I did this swap a couple of years ago. Its not that hard. All you have to do is buy the wiring harness from courtesy nissan. its around $40 if i remember. Then its easy to install yourself. Oh, you also have to buy the bottom mounting clips which costs less then a buck each.


----------



## ravens2552 (May 31, 2005)

am3rican said:


> There is a fair amount of info in these forums on this. also, there is a lot of DIY stuff you could find using google.com. Good luck!
> 
> BTW, IMHO, its not worth it simply because of the issues of theft. happens more often than you think


Really? I am new to this, so do not know the process. I will look for other helpfull tips on other forums


----------



## ravens2552 (May 31, 2005)

am3rican said:


> There is a fair amount of info in these forums on this. also, there is a lot of DIY stuff you could find using google.com. Good luck!
> 
> BTW, IMHO, its not worth it simply because of the issues of theft. happens more often than you think


Is this the converting kit
http://cgi.ebay.com/ebaymotors/ws/eBayISAPI.dll?ViewItem&rd=1&item=7977901953&category=33710


----------



## mclee45 (Aug 3, 2003)

no thats not it... here'e the wiring kit..

http://www.courtesyparts.com/Mercha...n=PROD&Store_Code=CP&Product_Code=24009-A33HK


----------



## ravens2552 (May 31, 2005)

mclee45 said:


> no thats not it... here'e the wiring kit..
> 
> http://www.courtesyparts.com/Mercha...n=PROD&Store_Code=CP&Product_Code=24009-A33HK



Thank you for finding the kit.
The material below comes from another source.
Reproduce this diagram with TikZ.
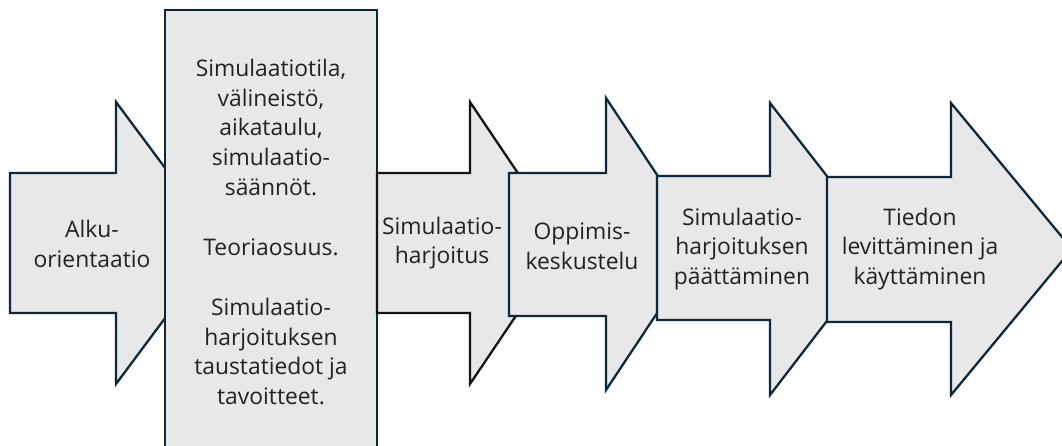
\documentclass[tikz,border=0pt]{standalone}
\usepackage{fontspec}
\setmainfont{Open Sans}
\definecolor{stagefill}{HTML}{E8E8E8}
\definecolor{edgeteal}{HTML}{0E2837}
\definecolor{edgedark}{HTML}{141414}
\definecolor{textgray}{HTML}{222222}
\tikzset{
    stage/.style={fill=stagefill,draw=edgeteal,line width=1.3pt,line join=miter},
    stagedark/.style={stage,draw=edgedark},
    stagetext/.style={text=textgray,align=center,inner sep=0pt,
        font=\fontsize{13}{17}\selectfont}
}

\begin{document}
\begin{tikzpicture}[x=0.02cm,y=-0.02cm]
    \useasboundingbox (0,0) rectangle (1062,446);
    \clip (0,0) rectangle (1062,446);
    % stage shapes, each one laid over the tip of the one before
    \draw[stage] (10,173) -- (116,173) -- (116,102) -- (221,243)
        -- (116,384) -- (116,313) -- (10,313) -- cycle;
    \draw[stage] (165,10) rectangle (377,460);
    \draw[stagedark] (377,173) -- (470,173) -- (470,102) -- (565,243)
        -- (470,384) -- (470,313) -- (377,313) -- cycle;
    \draw[stage] (509,173) -- (606,173) -- (606,98) -- (703,244)
        -- (606,390) -- (606,316) -- (509,316) -- cycle;
    \draw[stage] (657,176) -- (770,176) -- (770,103) -- (883,248)
        -- (770,395) -- (770,320) -- (657,320) -- cycle;
    \draw[stage] (827,177) -- (951,177) -- (951,103) -- (1072,249)
        -- (951,395) -- (951,322) -- (827,322) -- cycle;
    % texts
    \node[stagetext] (orient) at (92,244) {Alku-\\orientaatio};
    \node[stagetext] (prep) at (271,232) {Simulaatiotila,\\välineistö,\\aikataulu,\\simulaatio-\\säännöt.\\[17pt]Teoriaosuus.\\[17pt]Simulaatio-\\harjoituksen\\taustatiedot ja\\tavoitteet.};
    \node[stagetext] (exercise) at (442,243) {Simulaatio-\\harjoitus};
    \node[stagetext] (debrief) at (582,246) {Oppimis-\\keskustelu};
    \node[stagetext] (closing) at (742,249) {Simulaatio-\\harjoituksen\\päättäminen};
    \node[stagetext] (spread) at (920,249) {Tiedon\\levittäminen ja\\käyttäminen};
\end{tikzpicture}
\end{document}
So this kit will turn my my regular 2000 maxima headlights into xenon headlights? Then i can just buy the headlights for 02-03 maxima right? Also, can i install this kit my self or is it really difficult to install?
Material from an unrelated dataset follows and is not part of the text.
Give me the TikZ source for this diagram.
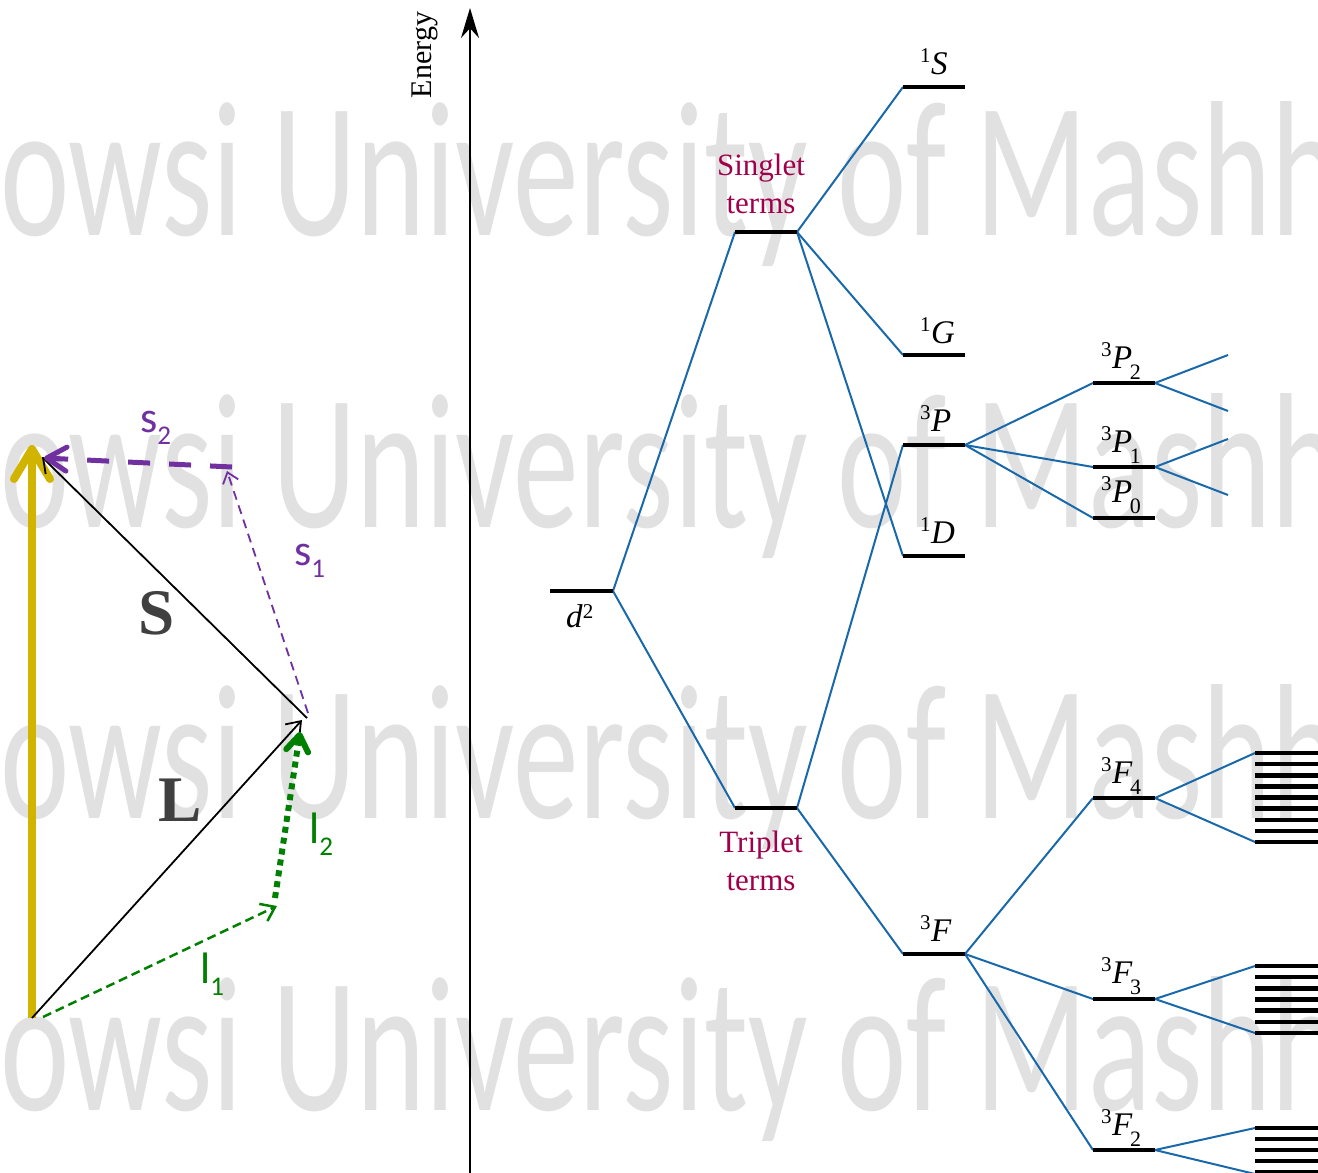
\documentclass[tikz,border=0pt]{standalone}
\usepackage{fontspec}
\usepackage{graphicx}
\setmainfont{Liberation Serif}
\newfontfamily\wmfont{Carlito}
\usetikzlibrary{arrows.meta}
\definecolor{wmgray}{RGB}{225,225,225}
\definecolor{lvlblue}{RGB}{25,105,170}
\definecolor{crim}{RGB}{160,0,75}
\definecolor{vpurple}{RGB}{112,48,160}
\definecolor{vgreen}{RGB}{0,128,0}
\definecolor{vyellow}{RGB}{208,180,0}
\definecolor{vlabel}{RGB}{64,64,64}
\newcommand{\tsupx}[2]{\raisebox{12pt}{\fontsize{21pt}{21pt}\selectfont #1}\kern0.5pt\textit{#2}}
\newcommand{\tsubx}[3]{\tsupx{#1}{#2}\kern-2.5pt\raisebox{-11pt}{\fontsize{22pt}{22pt}\selectfont #3}}
\newcommand{\vlab}[2]{{\wmfont\fontsize{44pt}{44pt}\selectfont #1\raisebox{-12pt}{\fontsize{27pt}{27pt}\selectfont #2}}}
\begin{document}
\begin{tikzpicture}[x=1pt,y=-1pt,
  wm/.style={anchor=base west,inner sep=0pt,text=wmgray},
  level/.style={line width=4.5pt},
  conn/.style={draw=lvlblue,line width=2pt},
  trm/.style={anchor=base west,inner sep=0pt,font=\fontsize{33pt}{33pt}\selectfont},
  grp/.style={anchor=base,inner sep=0pt,text=crim,font=\fontsize{31pt}{31pt}\selectfont},
  thinarrow/.style={-{Straight Barb[length=13pt,width=19pt]}},
  bigvec/.style={anchor=center,inner sep=0pt,text=vlabel,font=\fontsize{65pt}{65pt}\selectfont\bfseries}
]
\useasboundingbox (0,0) rectangle (1318,1173);
\clip (0,0) rectangle (1318,1173);
\fill[white] (0,0) rectangle (1318,1173);

% watermark
\foreach \yy/\nm in {235/wma,527/wmb,818/wmc,1110/wmd}{
  \node[wm] (\nm) at (0,\yy) {\scalebox{0.68}[1]{\wmfont\fontsize{193pt}{193pt}\selectfont owsi University of Mashh}};
}

% ---------- vector diagram ----------
\coordinate (O) at (32,1018);
\coordinate (Yt) at (32,445);
\coordinate (Lt) at (302,720);
\coordinate (Sb) at (307,718);
\coordinate (St) at (42,457);
\coordinate (l1s) at (43,1017);
\coordinate (l1t) at (277,906);
\coordinate (l2s) at (275,898);
\coordinate (l2t) at (300,732);
\coordinate (s1s) at (308,713);
\coordinate (s1t) at (227,471);
\coordinate (s2s) at (232,467);
\coordinate (s2t) at (44,458);

\draw[vyellow,line width=8pt,-{Straight Barb[round,length=30pt,width=36pt]}] (O) -- (Yt);
\draw[black,line width=1.8pt,thinarrow] (O) -- (Lt);
\draw[black,line width=1.8pt,thinarrow] (Sb) -- (St);
\draw[vgreen,line width=2.5pt,dash pattern=on 9pt off 5pt,thinarrow] (l1s) -- (l1t);
\draw[vgreen,line width=6pt,dash pattern=on 6pt off 5pt,-{Straight Barb[round,length=16pt,width=22pt]}] (l2s) -- (l2t);
\draw[vpurple,line width=1.8pt,dash pattern=on 9pt off 6pt,-{Straight Barb[length=10pt,width=16pt]}] (s1s) -- (s1t);
\draw[vpurple,line width=5pt,dash pattern=on 22pt off 19pt,-{Straight Barb[round,length=20pt,width=24pt]}] (s2s) -- (s2t);

\node[bigvec] (Slab) at (157,613) {S};
\node[bigvec] (Llab) at (180,800) {L};
\node[anchor=base west,inner sep=0pt,text=vpurple] (s2lab) at (140,432) {\vlab{s}{2}};
\node[anchor=base west,inner sep=0pt,text=vpurple] (s1lab) at (294,565) {\vlab{s}{1}};
\node[anchor=base west,inner sep=0pt,text=vgreen] (l2lab) at (309,843) {\vlab{l}{2}};
\node[anchor=base west,inner sep=0pt,text=vgreen] (l1lab) at (200,983) {\vlab{l}{1}};

% ---------- energy axis ----------
\coordinate (Eb) at (470,1173);
\coordinate (Et) at (470,8);
\draw[line width=2pt,-{Stealth[length=30pt,width=18pt]}] (Eb) -- (Et);
\node[rotate=90,inner sep=0pt,font=\fontsize{30pt}{30pt}\selectfont] (elab) at (425,55) {Energy};

% ---------- levels ----------
\coordinate (d2L) at (550,591); \coordinate (d2R) at (613,591);
\coordinate (sgL) at (735,232); \coordinate (sgR) at (797,232);
\coordinate (trL) at (735,808); \coordinate (trR) at (797,808);
\coordinate (S1L) at (903,87);  \coordinate (S1R) at (965,87);
\coordinate (G1L) at (903,355); \coordinate (G1R) at (965,355);
\coordinate (P3L) at (903,445); \coordinate (P3R) at (965,445);
\coordinate (D1L) at (903,556); \coordinate (D1R) at (965,556);
\coordinate (F3L) at (903,954); \coordinate (F3R) at (965,954);
\coordinate (PtwoL) at (1093,383); \coordinate (PtwoR) at (1155,383);
\coordinate (PoneL) at (1093,467); \coordinate (PoneR) at (1155,467);
\coordinate (PzeroL) at (1093,518); \coordinate (PzeroR) at (1155,518);
\coordinate (FfourL) at (1093,798); \coordinate (FfourR) at (1155,798);
\coordinate (FthreeL) at (1093,999); \coordinate (FthreeR) at (1155,999);
\coordinate (FtwoL) at (1093,1150); \coordinate (FtwoR) at (1155,1150);
\coordinate (p2u) at (1228,355); \coordinate (p2d) at (1228,411);
\coordinate (p1u) at (1228,439); \coordinate (p1d) at (1228,495);
\coordinate (f4u) at (1255,753); \coordinate (f4d) at (1255,842);
\coordinate (f3u) at (1255,966); \coordinate (f3d) at (1255,1033);
\coordinate (f2u) at (1255,1128); \coordinate (f2d) at (1255,1174);

% connectors
\draw[conn] (d2R) -- (sgL);
\draw[conn] (d2R) -- (trL);
\draw[conn] (sgR) -- (S1L);
\draw[conn] (sgR) -- (G1L);
\draw[conn] (sgR) -- (D1L);
\draw[conn] (trR) -- (P3L);
\draw[conn] (trR) -- (F3L);
\draw[conn] (P3R) -- (PtwoL);
\draw[conn] (P3R) -- (PoneL);
\draw[conn] (P3R) -- (PzeroL);
\draw[conn] (PtwoR) -- (p2u);
\draw[conn] (PtwoR) -- (p2d);
\draw[conn] (PoneR) -- (p1u);
\draw[conn] (PoneR) -- (p1d);
\draw[conn] (F3R) -- (FfourL);
\draw[conn] (F3R) -- (FthreeL);
\draw[conn] (F3R) -- (FtwoL);
\draw[conn] (FfourR) -- (f4u);
\draw[conn] (FfourR) -- (f4d);
\draw[conn] (FthreeR) -- (f3u);
\draw[conn] (FthreeR) -- (f3d);
\draw[conn] (FtwoR) -- (f2u);
\draw[conn] (FtwoR) -- (f2d);

% level bars
\foreach \a/\b in {d2L/d2R,sgL/sgR,trL/trR,S1L/S1R,G1L/G1R,P3L/P3R,D1L/D1R,F3L/F3R,PtwoL/PtwoR,PoneL/PoneR,PzeroL/PzeroR,FfourL/FfourR,FthreeL/FthreeR,FtwoL/FtwoR}{
  \draw[level] (\a) -- (\b);
}
% fine-structure stacks
\foreach \i in {0,...,8}{ \draw[level] (1255,753+\i*11.125) -- (1320,753+\i*11.125); }
\foreach \i in {0,...,6}{ \draw[level] (1255,966+\i*11.17) -- (1320,966+\i*11.17); }
\foreach \i in {0,...,4}{ \draw[level] (1255,1128+\i*11) -- (1320,1128+\i*11); }

% labels
\node[grp] (sg1) at (761,175) {Singlet};
\node[grp] (sg2) at (761,213) {terms};
\node[grp] (tr1) at (761,852) {Triplet};
\node[grp] (tr2) at (761,890) {terms};
\node[trm] (d2lab) at (566,627) {\textit{d}\raisebox{9pt}{\fontsize{21pt}{21pt}\selectfont 2}};
\node[trm] (S1lab) at (920,74) {\tsupx{1}{S}};
\node[trm] (G1lab) at (920,343) {\tsupx{1}{G}};
\node[trm] (P3lab) at (920,431) {\tsupx{3}{P}};
\node[trm] (D1lab) at (920,543) {\tsupx{1}{D}};
\node[trm] (F3lab) at (920,941) {\tsupx{3}{F}};
\node[trm] (P2lab) at (1101,368) {\tsubx{3}{P}{2}};
\node[trm] (P1lab) at (1101,452) {\tsubx{3}{P}{1}};
\node[trm] (P0lab) at (1101,502) {\tsubx{3}{P}{0}};
\node[trm] (F4lab) at (1101,783) {\tsubx{3}{F}{4}};
\node[trm] (F3jlab) at (1101,983) {\tsubx{3}{F}{3}};
\node[trm] (F2lab) at (1101,1135) {\tsubx{3}{F}{2}};
\end{tikzpicture}
\end{document}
Hey i was checking out your car and is it a 2000? It looks tight. It looks like you had the same type of light i have( the stock headlights from a 2000) but, then i guess you converted to xenon headlights. They looks bad ass!


----------



## mclee45 (Aug 3, 2003)

yes i have a 2000 with 02-03 headlights


----------



## ravens2552 (May 31, 2005)

mclee45 said:


> yes i have a 2000 with 02-03 headlights


So how hard is it to install the kit, and what website would you recommend to get the 02-03 headlights?


----------